A large part of Character is responsibility (read “response ability”): the ability to respond to a stimulus by choice rather than by instinct and emotion. Character means never saying “I was so mad/sad/frustrated that I couldn’t help what I did.”

The book talks about the reasons for building responsibility and some methods for doing so. The first half really focuses on personal responsibility, and the second half is more about social responsibility (read, “not being a jerk”). Despite what the Jester may believe, people can learn to lead, communicate carefully, and really consider the needs of all stakeholders involved. That builds trust, and with trust there can be a whole different level of productivity.

I have never read Machiavelli, but I’ve learned a bit from others who have.
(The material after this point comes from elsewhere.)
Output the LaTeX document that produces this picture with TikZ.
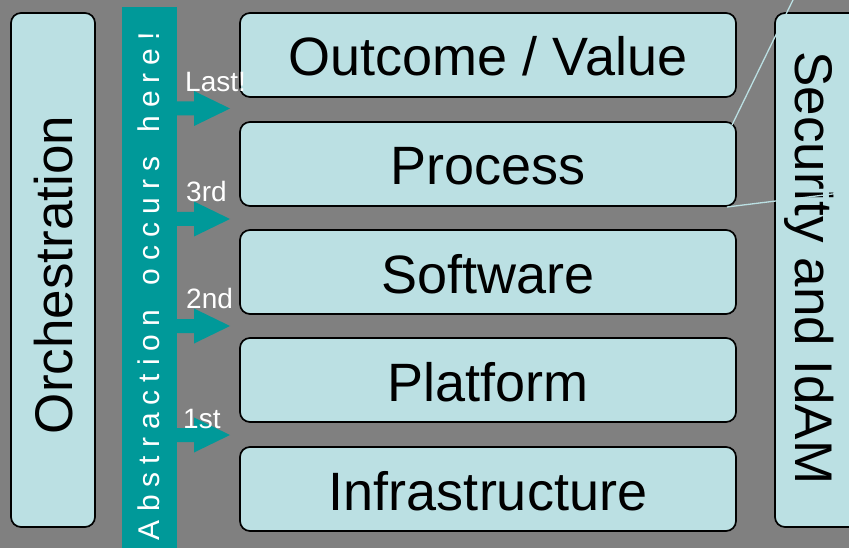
\documentclass[tikz,border=0pt]{standalone}
\usepackage{fontspec}
\setmainfont{Liberation Sans}
\usetikzlibrary{calc}
\definecolor{bgGray}{RGB}{128,128,128}
\definecolor{boxFill}{RGB}{187,224,227}
\definecolor{barTeal}{RGB}{0,153,153}
\begin{document}
\begin{tikzpicture}[x=1pt,y=-1pt,
  layer/.style={draw=black, line width=1.7pt, fill=boxFill, rounded corners=10pt,
    minimum width=496pt, minimum height=84pt, inner sep=0pt, outer sep=0pt,
    font=\fontsize{54}{60}\selectfont, text height=42pt, text depth=0pt},
  side/.style={draw=black, line width=1.7pt, fill=boxFill, rounded corners=10pt,
    inner sep=0pt, outer sep=0pt},
  big/.style={font=\fontsize{53}{60}\selectfont, inner sep=0pt},
  lbl/.style={font=\fontsize{28}{32}\selectfont, text=white, inner sep=0pt, anchor=base west},
  abarrow/.style={fill=barTeal},
  link/.style={draw=boxFill, line width=1.3pt}
]
\clip (0,0) rectangle (849,548);
\fill[bgGray] (0,0) rectangle (849,548);

% side boxes
\node[side, minimum width=84pt, minimum height=514pt] (orch) at (53,270) {};
\node[big, rotate=90, anchor=base] (orchtext) at (72.5,275) {Orchestration};
\node[side, minimum width=150pt, minimum height=514pt] (sec) at (850,270) {};
\node[big, rotate=-90, anchor=base] (sectext) at (795,268) {Security and IdAM};

% abstraction bar
\node[fill=barTeal, minimum width=55.5pt, minimum height=560pt, inner sep=0pt, outer sep=0pt,
  anchor=north west] (bar) at (121.5,7) {};
\node[rotate=90, text=white, inner sep=0pt, font=\fontsize{30}{34}\selectfont] (abstr) at (149,286)
  {\makebox[508pt][s]{A\hfill b\hfill s\hfill t\hfill r\hfill a\hfill c\hfill t\hfill i\hfill o\hfill n\hfill\hspace{0.28em}\hfill o\hfill c\hfill c\hfill u\hfill r\hfill s\hfill\hspace{0.28em}\hfill h\hfill e\hfill r\hfill e\hfill !}};

% arrows out of the bar
\foreach \c in {108.5,219,326,435}
  \fill[abarrow] (176,\c-7) -- (194,\c-7) -- (194,\c-17.5) -- (230,\c) -- (194,\c+17.5) -- (194,\c+7) -- (176,\c+7) -- cycle;

% layers
\node[layer] (outcome) at (488,55) {Outcome / Value};
\node[layer] (process) at (488,164) {Process};
\node[layer] (software) at (488,272) {Software};
\node[layer] (platform) at (488,380) {Platform};
\node[layer] (infra) at (488,489) {Infrastructure};

% arrow labels
\node[lbl] (lLast) at (185,92) {Last!};
\node[lbl] (l3) at (186,202) {3rd};
\node[lbl] (l2) at (186,308) {2nd};
\node[lbl] (l1) at (183,428) {1st};

% links to off-picture items
\coordinate (offA) at (795.4,-5);
\coordinate (offB) at (860,190.6);
\draw[link] ($(process.north east)+(-4,3)$) -- (offA);
\draw[link] ($(process.south east)+(-9,1)$) -- (offB);
\end{tikzpicture}
\end{document}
From what I can tell, the 7 Habits principles are really a better approach. Even if both achieve the same result, effectiveness can leave a real legacy; brutality only leaves a power vacuum. I talked a while back about ways to motivate others, and there really are not all that many. Reward and fear are the two most basic (and widely used). There are better ways, based on trust and mutual aspirations. But the Jester is right about this: the higher path is not the easy path.

I will say this about the 7 Habits: I find some of it to be a little hokey. Nonetheless, it is of real value that someone has spelled out a clear framework of concepts around the central principles of personal growth, trust, and shared enterprise.